Read all items from plan using planner to resolve the data.

A subclass should call LoadPlanner::load_bytes to deserialize a BytesIO object into the right place.

A subclass should call LoadPlanner::resolve_tensor to get access to the tensors that in should load data into.

It’s the StorageLayer responsibility to properly schedule any cross device copies required.

Parameters
  • plan (LoadPlan) – The local plan to execute on

  • planner (LoadPlanner) – The planner object to use to resolve items.

Returns

A future that completes once all reads are finished.

Return type

Future[None]

abstract read_metadata()[source][source]

Read the checkpoint metadata.

Returns

The metadata object associated with the checkpoint being loaded.

Return type

Metadata

abstract reset(checkpoint_id=None)[source][source]

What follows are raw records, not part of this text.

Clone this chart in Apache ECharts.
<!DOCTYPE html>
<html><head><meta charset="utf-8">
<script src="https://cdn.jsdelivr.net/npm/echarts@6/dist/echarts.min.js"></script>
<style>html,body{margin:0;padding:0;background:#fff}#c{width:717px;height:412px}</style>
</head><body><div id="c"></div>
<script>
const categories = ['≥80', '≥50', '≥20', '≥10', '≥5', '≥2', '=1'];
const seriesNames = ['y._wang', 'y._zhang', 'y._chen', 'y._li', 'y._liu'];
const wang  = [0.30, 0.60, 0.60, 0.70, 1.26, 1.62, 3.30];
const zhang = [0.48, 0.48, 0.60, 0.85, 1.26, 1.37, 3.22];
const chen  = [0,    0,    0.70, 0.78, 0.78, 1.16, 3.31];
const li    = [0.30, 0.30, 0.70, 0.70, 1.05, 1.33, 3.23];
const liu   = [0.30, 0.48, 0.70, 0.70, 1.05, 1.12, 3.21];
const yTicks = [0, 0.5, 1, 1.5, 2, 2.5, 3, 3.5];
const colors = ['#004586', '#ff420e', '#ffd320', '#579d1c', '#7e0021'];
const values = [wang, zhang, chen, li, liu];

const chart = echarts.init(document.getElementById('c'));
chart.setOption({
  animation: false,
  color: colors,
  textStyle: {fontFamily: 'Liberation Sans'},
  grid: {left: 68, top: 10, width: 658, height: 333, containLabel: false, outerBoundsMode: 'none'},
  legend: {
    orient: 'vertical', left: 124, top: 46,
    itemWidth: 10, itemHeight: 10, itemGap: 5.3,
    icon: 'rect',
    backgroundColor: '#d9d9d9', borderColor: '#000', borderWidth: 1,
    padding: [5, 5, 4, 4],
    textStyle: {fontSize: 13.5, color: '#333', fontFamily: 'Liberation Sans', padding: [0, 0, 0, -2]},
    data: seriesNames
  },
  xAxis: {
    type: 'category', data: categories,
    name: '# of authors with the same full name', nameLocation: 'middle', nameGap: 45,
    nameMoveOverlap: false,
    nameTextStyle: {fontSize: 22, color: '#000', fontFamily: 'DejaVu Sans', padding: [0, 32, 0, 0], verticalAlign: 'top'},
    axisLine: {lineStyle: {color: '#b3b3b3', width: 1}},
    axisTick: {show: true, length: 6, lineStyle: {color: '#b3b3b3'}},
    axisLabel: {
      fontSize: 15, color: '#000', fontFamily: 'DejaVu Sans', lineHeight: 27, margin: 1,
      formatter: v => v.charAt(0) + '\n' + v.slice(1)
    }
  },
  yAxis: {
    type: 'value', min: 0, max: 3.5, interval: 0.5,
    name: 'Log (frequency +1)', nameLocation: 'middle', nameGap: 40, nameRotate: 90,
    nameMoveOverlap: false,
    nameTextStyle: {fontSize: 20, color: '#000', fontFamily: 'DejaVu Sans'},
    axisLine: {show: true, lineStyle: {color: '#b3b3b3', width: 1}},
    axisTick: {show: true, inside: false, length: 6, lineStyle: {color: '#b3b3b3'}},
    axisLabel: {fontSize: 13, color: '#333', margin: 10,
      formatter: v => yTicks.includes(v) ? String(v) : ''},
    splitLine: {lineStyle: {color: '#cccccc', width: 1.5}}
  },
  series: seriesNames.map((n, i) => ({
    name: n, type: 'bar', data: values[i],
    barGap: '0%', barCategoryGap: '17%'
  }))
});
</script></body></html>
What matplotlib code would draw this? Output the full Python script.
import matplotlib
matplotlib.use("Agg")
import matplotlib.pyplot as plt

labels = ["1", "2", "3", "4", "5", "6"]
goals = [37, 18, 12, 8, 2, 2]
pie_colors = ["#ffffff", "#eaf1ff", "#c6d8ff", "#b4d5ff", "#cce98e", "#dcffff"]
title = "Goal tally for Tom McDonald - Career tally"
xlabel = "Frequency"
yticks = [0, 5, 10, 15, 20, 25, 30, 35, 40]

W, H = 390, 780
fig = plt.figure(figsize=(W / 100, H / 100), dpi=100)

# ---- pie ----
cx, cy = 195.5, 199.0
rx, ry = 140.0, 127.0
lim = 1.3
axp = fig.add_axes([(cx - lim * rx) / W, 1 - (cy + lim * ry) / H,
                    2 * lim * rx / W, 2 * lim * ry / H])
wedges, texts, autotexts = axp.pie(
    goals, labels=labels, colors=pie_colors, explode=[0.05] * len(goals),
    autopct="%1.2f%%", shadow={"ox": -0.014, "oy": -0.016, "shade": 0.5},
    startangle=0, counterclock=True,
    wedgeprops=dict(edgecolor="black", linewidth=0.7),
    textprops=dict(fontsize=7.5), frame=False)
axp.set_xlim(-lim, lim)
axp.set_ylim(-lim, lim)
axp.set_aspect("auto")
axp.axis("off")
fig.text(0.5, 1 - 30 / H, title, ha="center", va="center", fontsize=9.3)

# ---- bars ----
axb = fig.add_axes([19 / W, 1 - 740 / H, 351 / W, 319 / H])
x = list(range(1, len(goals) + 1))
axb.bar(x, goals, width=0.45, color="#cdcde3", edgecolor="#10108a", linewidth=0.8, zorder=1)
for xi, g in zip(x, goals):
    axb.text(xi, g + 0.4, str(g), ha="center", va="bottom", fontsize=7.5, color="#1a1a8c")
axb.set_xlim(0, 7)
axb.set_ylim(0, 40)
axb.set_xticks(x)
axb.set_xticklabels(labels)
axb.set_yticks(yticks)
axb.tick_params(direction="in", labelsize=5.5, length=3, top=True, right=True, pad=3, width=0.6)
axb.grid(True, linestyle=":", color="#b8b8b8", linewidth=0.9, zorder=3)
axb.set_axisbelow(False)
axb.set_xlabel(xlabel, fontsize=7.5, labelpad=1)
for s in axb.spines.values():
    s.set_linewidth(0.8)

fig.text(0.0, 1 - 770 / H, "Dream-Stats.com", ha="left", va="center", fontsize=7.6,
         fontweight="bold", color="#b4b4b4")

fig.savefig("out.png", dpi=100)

Calls to indicates a brand new checkpoint read is going to happen. A checkpoint_id may be present if users set the checkpoint_id for this checkpoint read. The meaning of the checkpiont_id is storage-dependent. It can be a path to a folder/file or a key for a key-value storage.

Parameters

checkpoint_id (Union[str, os.PathLike, None]) – The ID of this checkpoint instance. The meaning of the checkpoint_id depends on the storage. It can be a path to a folder or to a file. It can also be a key if the storage is more like a key-value store. (Default: None)

abstract set_up_storage_reader(metadata, is_coordinator)[source][source]

Initialize this instance.

Parameters
  • metadata (Metadata) – The metadata schema to use.

  • is_coordinator (bool) – Whether this instance is responsible for coordinating the checkpoint.

abstract classmethod validate_checkpoint_id(checkpoint_id)[source][source]

Check if the given checkpoint_id is supported by the stroage. This allow us to enable automatic storage selection.

Return type

bool

class torch.distributed.checkpoint.StorageWriter[source][source]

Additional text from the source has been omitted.